It’s time to democratise global economic governance

Author: Martin S. Edwards, Seton Hall University

The structure of international organisations no longer reflects the centre of global power.

The power imbalance is not just a problem because it is inequitable. Growth in emerging markets and the slow resolution of the European debt crisis present different problems but their solutions are linked. If the IMF and World Bank respond to the demands of emerging markets for reforms, they will be better able to deal with European governments.

The IMF projects that the growth rates of Brazil, Russia, India, China and South Africa (or the BRICS countries) between now and 2017 will be effectively double that of the United States, France and Germany. These rising powers have called for reform of international economic organisations so that the distribution of power within them better reflects reality. They want to rewrite the rules to give emerging markets more voting power — because votes in these organisations are tied to the size of a state’s economy — and revise the selection process for leaders of the IMF and the World Bank so that the process is based on merit rather than great-power preferences.

These efforts have not yet been successful. IMF voting reforms require US congressional approval, which has yet to occur. Barring an agreement, emerging markets will remain underrepresented. And although the recent appointments of Christine Lagarde and Jim Kim both stemmed from competitive processes, the ‘gentleman’s agreement’ between the United States and Europe to split control of the IMF and World Bank shows no sign of coming to a close.

In the coming year, the US/European dithering over reform will face a serious test because BRICS countries have an option other than the IMF and the World Bank. If they can’t secure reforms of existing international organisations, they’ll create new ones that serve their interests. This is not a hypothetical option — there were discussions of a BRICS development bank at their summit last March.

The consequences of such a bank for the IMF and World Bank would be disastrous. Not only would competition limit their ability to lend, but differences in conditionality would alter the course of policy reform in borrowing countries. Allowing the emergence of a BRICS bank would undo the commitment to multilateral leadership enshrined at Bretton Woods, as the United States would find itself increasingly frozen out of developing markets.

Apart from competition, the euro zone’s abuse of the IMF as a financial surrogate shows why the institution needs to be reformed. In April 2012, the IMF was steamrolled by the Europeans into lending to Greece a month before elections, in a situation in which both the political and economic settings suggested a more cautious approach. In November, the IMF’s proposals for official debt relief for Greece were rejected in favour of a debt buyback plan that was more politically acceptable to other euro zone members. The focus on austerity and the lack of results also demonstrate a pressing need to invigorate global economic governance, as one of the casualties of the crisis has been the independence of the IMF.

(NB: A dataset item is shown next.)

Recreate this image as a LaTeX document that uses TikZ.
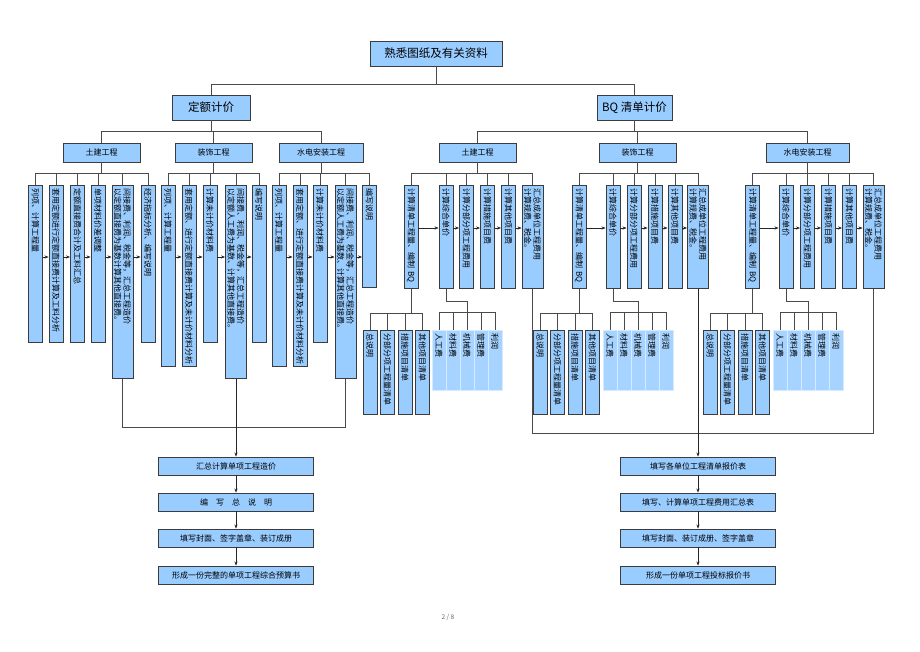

The status quo can only lead to increasing resentment by rising BRICS countries and a continuing charade in Europe. Washington’s best option is to publicly advocate for voting shares that reflect the growing power of the BRICS countries. This would make it more difficult for European countries to meddle with the IMF and also ensure that emerging-market economies are committed to extant global institutions rather than to building regional competitors.

The United States can get something in return for supporting emerging powers, too. In exchange for the US commitment to open leadership selection and support for voting reform, emerging powers should be prepared to accept working in a more transparent IMF. Additional reforms will strengthen the capabilities of the Fund and allow it to become a more useful partner in global policy making.

Empowering the IMF would require additional elements to voting reform. The rising powers that receive increased voting shares should commit to publicly releasing findings from their respective surveillance consultations with the IMF. Both rising and established countries should also commit to strengthening global economic surveillance by bolstering the G20’s Mutual Assessment Program and by making these findings public.

This exchange would reinvigorate the Fund and serve to bolster domestic reform within emerging-market countries. We do not know whether the BRICS countries will continue in their paths of economic liberalisation, and a public commitment to greater transparency would make it much easier to check these countries should their commitment to reform waver. And more emerging-market influence would provide a means to stop the Europeans using the IMF to serve their own ends in the euro zone crisis.

Rebuilding international organisations at a time in which they’re most in demand can seem counterintuitive, but this crisis offers an opportunity to recalibrate the IMF’s mission so that it is more influential with leading economies. In terms of devising policies to resolve the economic crisis, this should be a welcome step.

Martin S. Edwards is Associate Professor at the John C. Whitehead School of Diplomacy, Seton Hall University.